India’s robot density—roughly 5–7 industrial robots per 10,000 manufacturing workers—is among the world’s lowest, and within textiles, sewing remains overwhelmingly manual. That is not irrational: at India’s wage levels, full robotic sewing lines rarely pay off today. Ironically, low wages delay automation’s economic crossover—buying time, but also reflecting the very poverty automation could entrench if mishandled.
The development ladder under pressure
For decades, the “flying geese” pattern lifted countries as labor-intensive manufacturing migrated from higher- to lower-wage economies. But evidence suggests nations are reaching manufacturing peaks earlier and at lower incomes—“premature deindustrialisation.” If robots can sew competitively in high-wage markets, the geese may stop flying. Announcements tied to reshoring in the US are growing, and experts warn that when production returns, it may return with robots, not people.
Still, the picture is mixed. Some studies find automation has not yet decisively redirected investment away from developing economies. The failed reshoring attempt in automated footwear is a caution against easy predictions. Another risk is “premature automation”—adopting advanced tech before labor markets, institutions, and safety nets can absorb the impact. China shed tens of millions of factory jobs even as exports hit records—but did so at a far higher income level than India, with more capacity to cushion the blow.
Not yet—but soon
Today’s sewing robots are credible mainly in simple categories: T-shirts, towels, pillowcases, straight seams. Complex garments with collars, cuffs, zippers, and tailoring remain hard. Investment in sewing automation is still small compared to the size of global apparel. India’s low wages push the automation break-even point further out.

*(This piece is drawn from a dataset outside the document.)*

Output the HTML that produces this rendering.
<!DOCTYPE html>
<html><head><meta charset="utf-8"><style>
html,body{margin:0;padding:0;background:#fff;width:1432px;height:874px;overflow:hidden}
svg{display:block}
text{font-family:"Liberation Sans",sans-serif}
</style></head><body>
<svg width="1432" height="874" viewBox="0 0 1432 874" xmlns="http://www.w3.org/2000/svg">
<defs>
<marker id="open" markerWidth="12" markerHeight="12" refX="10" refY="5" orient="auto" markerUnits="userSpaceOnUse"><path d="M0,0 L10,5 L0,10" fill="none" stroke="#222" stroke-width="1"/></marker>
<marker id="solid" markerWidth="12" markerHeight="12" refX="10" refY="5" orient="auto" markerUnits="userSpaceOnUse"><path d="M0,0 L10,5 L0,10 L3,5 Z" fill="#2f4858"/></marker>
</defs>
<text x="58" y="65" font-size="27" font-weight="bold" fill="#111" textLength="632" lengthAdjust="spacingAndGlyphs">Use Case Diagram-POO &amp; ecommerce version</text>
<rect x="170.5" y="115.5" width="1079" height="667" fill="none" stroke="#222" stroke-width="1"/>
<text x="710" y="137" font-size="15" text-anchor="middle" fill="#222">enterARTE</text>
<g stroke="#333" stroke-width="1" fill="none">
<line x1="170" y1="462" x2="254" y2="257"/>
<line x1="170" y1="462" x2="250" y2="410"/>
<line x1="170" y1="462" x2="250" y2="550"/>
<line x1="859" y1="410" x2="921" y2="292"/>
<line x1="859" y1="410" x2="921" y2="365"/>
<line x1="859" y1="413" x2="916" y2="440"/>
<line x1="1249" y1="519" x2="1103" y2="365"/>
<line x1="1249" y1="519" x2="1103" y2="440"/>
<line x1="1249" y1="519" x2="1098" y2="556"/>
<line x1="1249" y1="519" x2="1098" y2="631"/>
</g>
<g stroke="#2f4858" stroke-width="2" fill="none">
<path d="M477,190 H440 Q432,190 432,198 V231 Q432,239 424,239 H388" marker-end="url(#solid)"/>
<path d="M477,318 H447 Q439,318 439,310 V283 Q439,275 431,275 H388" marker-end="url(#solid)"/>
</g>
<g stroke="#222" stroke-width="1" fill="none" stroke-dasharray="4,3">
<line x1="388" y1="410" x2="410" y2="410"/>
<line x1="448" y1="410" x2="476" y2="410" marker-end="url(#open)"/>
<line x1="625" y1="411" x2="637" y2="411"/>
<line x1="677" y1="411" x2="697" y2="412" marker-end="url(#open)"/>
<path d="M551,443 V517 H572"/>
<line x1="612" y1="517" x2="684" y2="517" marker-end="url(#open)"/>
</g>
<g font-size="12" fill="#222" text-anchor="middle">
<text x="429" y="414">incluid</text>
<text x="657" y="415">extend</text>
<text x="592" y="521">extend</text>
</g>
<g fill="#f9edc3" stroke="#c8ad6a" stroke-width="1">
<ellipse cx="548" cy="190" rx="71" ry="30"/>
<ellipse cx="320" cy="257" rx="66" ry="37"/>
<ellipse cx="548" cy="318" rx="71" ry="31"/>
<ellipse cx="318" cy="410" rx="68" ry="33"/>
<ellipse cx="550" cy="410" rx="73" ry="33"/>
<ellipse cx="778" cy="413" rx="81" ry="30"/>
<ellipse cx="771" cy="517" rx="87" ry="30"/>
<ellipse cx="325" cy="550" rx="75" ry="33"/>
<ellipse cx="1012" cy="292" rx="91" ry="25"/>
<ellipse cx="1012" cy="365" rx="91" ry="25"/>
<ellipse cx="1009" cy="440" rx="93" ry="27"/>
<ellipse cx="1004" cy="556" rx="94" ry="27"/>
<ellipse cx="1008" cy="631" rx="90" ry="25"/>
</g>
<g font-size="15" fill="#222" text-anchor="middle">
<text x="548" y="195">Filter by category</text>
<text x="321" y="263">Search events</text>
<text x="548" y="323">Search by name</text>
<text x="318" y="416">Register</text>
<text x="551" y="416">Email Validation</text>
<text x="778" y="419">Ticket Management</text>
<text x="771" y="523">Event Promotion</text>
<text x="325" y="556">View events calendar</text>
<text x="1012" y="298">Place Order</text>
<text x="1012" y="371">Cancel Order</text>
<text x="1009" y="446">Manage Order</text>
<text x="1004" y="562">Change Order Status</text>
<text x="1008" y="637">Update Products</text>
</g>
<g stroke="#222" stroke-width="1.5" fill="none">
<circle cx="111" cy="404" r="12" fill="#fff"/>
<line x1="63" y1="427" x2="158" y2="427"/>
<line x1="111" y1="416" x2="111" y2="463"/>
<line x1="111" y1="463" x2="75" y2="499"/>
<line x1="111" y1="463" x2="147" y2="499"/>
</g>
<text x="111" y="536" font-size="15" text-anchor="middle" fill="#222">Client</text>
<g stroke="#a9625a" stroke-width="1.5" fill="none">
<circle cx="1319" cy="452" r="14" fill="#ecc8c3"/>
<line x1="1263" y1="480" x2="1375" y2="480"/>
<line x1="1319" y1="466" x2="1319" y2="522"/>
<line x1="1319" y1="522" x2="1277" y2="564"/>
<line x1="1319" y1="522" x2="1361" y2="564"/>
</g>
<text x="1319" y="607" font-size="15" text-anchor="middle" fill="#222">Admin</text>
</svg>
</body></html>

But the horizon that matters is 2030–2035. Basic garments employ vast numbers in India, and that is exactly where automation will bite first. Each generation of systems gets faster and cheaper. The global pipeline of egocentric video didn’t exist five years ago; now it is pouring training fuel into the next wave of machines.
What India can do now
- Model cost-parity timelines by product: identify which items automate first and when.

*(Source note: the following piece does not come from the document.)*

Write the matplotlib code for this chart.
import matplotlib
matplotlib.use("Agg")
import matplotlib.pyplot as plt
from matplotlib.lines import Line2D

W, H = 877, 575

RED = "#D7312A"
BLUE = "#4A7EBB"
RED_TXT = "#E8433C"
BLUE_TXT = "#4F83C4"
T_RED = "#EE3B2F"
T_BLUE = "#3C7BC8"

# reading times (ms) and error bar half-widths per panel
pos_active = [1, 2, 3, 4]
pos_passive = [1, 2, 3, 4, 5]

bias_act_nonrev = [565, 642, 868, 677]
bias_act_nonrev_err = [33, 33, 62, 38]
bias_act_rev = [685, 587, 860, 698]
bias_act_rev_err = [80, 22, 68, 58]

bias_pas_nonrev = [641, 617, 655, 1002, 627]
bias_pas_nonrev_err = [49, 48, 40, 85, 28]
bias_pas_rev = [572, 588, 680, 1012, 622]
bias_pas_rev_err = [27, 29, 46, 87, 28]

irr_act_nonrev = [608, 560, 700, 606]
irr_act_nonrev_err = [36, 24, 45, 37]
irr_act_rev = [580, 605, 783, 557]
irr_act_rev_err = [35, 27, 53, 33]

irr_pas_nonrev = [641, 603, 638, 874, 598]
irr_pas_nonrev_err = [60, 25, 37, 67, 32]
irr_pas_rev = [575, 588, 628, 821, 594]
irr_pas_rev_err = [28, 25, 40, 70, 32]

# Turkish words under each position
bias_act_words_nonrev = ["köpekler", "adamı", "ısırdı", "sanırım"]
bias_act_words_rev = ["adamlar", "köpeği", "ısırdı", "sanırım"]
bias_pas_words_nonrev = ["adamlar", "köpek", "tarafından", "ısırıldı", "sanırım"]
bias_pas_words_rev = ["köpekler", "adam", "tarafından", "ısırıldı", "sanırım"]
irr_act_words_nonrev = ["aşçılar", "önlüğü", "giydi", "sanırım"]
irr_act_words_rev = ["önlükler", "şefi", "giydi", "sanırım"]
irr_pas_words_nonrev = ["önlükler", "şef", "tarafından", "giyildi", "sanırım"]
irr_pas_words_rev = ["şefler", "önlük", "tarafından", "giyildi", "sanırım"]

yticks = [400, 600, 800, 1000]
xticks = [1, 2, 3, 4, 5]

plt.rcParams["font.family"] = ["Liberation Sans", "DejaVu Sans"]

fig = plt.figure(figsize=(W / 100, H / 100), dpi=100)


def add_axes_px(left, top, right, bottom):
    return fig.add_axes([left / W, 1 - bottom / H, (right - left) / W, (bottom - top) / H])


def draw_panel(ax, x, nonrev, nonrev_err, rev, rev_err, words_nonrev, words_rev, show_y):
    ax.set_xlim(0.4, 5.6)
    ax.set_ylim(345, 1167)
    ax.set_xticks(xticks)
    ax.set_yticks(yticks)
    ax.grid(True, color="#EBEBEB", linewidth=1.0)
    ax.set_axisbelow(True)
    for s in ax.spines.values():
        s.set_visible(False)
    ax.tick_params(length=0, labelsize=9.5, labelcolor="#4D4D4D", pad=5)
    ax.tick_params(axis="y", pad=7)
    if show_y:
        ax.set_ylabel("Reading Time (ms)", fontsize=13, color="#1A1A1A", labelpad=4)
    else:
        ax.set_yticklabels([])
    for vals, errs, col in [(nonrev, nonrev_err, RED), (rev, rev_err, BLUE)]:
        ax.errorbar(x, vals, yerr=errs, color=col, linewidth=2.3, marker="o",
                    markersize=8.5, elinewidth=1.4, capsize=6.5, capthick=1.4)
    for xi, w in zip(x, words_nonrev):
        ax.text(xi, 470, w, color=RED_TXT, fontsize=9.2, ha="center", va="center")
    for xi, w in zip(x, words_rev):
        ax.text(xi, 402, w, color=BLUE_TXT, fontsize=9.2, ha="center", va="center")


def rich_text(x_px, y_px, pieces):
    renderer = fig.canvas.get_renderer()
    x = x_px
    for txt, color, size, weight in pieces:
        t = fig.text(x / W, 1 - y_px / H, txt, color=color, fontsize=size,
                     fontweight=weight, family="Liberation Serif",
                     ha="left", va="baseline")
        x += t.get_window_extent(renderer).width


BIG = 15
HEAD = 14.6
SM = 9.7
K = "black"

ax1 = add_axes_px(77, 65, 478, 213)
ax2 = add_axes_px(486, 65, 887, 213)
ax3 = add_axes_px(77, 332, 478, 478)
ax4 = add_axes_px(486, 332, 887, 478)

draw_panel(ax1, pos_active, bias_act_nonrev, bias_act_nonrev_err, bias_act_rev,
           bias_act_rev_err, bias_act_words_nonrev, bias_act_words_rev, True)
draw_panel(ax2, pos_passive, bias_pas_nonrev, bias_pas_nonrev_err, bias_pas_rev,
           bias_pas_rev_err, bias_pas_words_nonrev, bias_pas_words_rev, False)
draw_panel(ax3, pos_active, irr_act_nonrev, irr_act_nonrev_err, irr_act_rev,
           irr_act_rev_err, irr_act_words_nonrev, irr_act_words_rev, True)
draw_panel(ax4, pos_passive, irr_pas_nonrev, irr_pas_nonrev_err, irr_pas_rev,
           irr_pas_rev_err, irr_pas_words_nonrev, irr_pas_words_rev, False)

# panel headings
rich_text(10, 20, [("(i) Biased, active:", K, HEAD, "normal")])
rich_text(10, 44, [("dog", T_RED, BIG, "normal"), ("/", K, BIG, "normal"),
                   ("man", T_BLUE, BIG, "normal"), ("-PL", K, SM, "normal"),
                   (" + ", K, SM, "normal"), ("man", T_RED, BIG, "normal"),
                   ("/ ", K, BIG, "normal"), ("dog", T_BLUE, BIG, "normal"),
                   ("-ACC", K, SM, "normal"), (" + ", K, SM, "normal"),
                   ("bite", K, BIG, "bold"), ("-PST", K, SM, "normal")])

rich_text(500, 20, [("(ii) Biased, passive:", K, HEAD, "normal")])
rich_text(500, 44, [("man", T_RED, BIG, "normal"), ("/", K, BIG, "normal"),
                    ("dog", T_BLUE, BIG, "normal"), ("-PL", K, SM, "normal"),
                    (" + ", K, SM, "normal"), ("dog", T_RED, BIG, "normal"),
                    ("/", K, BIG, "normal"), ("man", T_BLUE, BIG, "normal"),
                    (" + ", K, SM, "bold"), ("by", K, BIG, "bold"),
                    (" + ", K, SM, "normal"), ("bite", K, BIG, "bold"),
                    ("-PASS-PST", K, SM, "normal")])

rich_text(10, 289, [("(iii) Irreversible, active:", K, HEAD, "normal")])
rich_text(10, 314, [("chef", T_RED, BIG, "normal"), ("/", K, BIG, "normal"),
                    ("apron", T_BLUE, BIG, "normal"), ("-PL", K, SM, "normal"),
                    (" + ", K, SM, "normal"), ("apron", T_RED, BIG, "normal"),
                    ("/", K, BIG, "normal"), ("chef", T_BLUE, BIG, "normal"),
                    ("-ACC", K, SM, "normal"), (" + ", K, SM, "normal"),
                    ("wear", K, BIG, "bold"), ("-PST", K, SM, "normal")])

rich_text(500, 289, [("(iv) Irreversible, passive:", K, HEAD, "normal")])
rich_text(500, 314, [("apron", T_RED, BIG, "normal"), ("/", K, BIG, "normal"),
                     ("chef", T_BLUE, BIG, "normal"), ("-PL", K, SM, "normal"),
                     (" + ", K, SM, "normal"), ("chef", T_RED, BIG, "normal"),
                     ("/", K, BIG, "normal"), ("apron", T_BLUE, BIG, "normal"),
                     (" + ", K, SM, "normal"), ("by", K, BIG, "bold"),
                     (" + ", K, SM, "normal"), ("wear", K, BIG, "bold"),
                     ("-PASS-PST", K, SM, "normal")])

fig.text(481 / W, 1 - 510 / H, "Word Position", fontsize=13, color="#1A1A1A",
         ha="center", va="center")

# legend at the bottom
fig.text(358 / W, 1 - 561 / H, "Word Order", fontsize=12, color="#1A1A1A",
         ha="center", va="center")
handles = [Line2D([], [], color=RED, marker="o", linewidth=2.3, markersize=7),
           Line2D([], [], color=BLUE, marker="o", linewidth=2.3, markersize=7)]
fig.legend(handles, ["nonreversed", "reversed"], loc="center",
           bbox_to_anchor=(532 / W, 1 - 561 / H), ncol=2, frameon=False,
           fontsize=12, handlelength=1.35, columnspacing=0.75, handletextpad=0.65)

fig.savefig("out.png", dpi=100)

- Climb the value chain: double down on man-made fiber apparel, technical textiles, and performance wear through targeted incentives.
- Design MITRA parks for the future: integrated clusters with R&D, advanced logistics, digitized QA, and automation-ready layouts.
- Skill and reskill: move stitchers toward higher-value operations, maintenance of semi-automation, quality engineering, and digital production control.
- Boost productivity now: lean manufacturing, vertical integration, and better planning systems to raise competitiveness before robots scale.
- Diversify manufacturing: complement textiles with adjacent sectors (footwear, wearables, light electronics) to spread risk.
- Protect workers’ data: clear consent, privacy safeguards, and benefit-sharing for training datasets captured on the shop floor.
- Support SMEs: accessible finance for incremental automation and assistive robotics that augment, not replace, workers.
- Leverage the domestic market: pivot more production to serve India’s 1.4 billion consumers to buffer external shocks.
Will sewing robots take away textile jobs in India? For basic stitching, eventually—yes, unless the sector moves up the ladder and prepares workers for new roles. Not today, and not all at once. But the window to adapt is the next few years, while the robots are still learning and before cost curves cross. Choices made now will decide whether automation becomes a springboard to higher-value growth—or a trap that undercuts millions of livelihoods.